Business Applications of Extrema

The video begins with an introduction to the business applications of finding extrema, which are the maximum and minimum values of a function. The presenter explains the use of the first derivative test to identify these values in a business context, such as maximizing profit or minimizing cost. Key business functions like demand, cost, revenue, and profit are defined in relation to the number of units (X). The concept of average cost, revenue, and profit is also introduced, explaining how they are calculated by dividing the respective total function by X. An example of a cubic revenue function is provided to illustrate the process of finding the production level that yields maximum revenue.

The presenter discusses how to find the production level that maximizes revenue using the first derivative test. By differentiating the revenue function with respect to the number of items produced and sold (X), critical numbers are identified. The video demonstrates solving a quadratic equation to find the critical points and using the first derivative test to confirm that the critical point corresponds to a maximum revenue. The example provided involves a company with a cubic revenue function, and the process of finding the maximum revenue and the corresponding production level is shown step by step.

The focus shifts to finding the production level that minimizes the average cost of producing units. The presenter outlines the process of deriving the average cost function by dividing the total cost function by X and then differentiating it to find the minimum. The example given involves a quadratic cost function, and the presenter shows how to rewrite the average cost function, take its derivative, and solve for critical numbers to find the production level that minimizes the average cost. The domain of the problem is considered to ensure that the solution is applicable to the business context.

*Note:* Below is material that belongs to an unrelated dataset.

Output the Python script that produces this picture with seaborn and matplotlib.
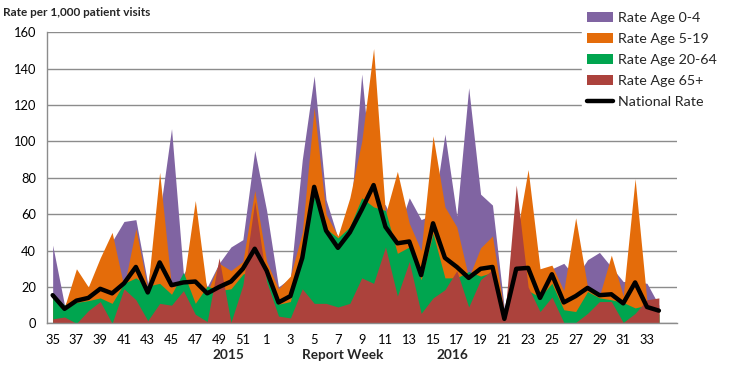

The video tackles a more complex problem where the presenter must create equations based on given information to maximize monthly revenue. The business scenario involves a fixed number of units sold per month at a certain price, with the potential to sell more units with a price reduction. Using two points (price and quantity combinations), a price function is derived, which is then used to express revenue as a function of X. The presenter differentiates the revenue function to find the critical points and uses these to identify the price that maximizes monthly revenue. The process involves careful consideration of the relationship between price, quantity, and revenue.

The final example is about maximizing profit, which requires creating a profit function from the given demand and cost functions. The presenter explains that profit is the difference between revenue (price times quantity) and cost. After expressing the profit function in terms of X, the derivative is taken to find the critical points that represent the maximum profit. The presenter shows how to solve for the critical points by setting the derivative equal to zero and using algebraic manipulation. The example involves a demand function that relates price to the square root of quantity and a linear cost function, leading to the determination of the price that yields maximum profit.

The presenter concludes by emphasizing the importance of understanding what is being maximized or minimized and focusing on the correct function to derive. They highlight that sometimes the answer involves plugging the critical value back into the original function to find the actual maximum or minimum value. The presenter offers help for further questions and encourages viewers to apply the concepts learned to their assignments, ensuring they read the questions carefully to provide the correct answer.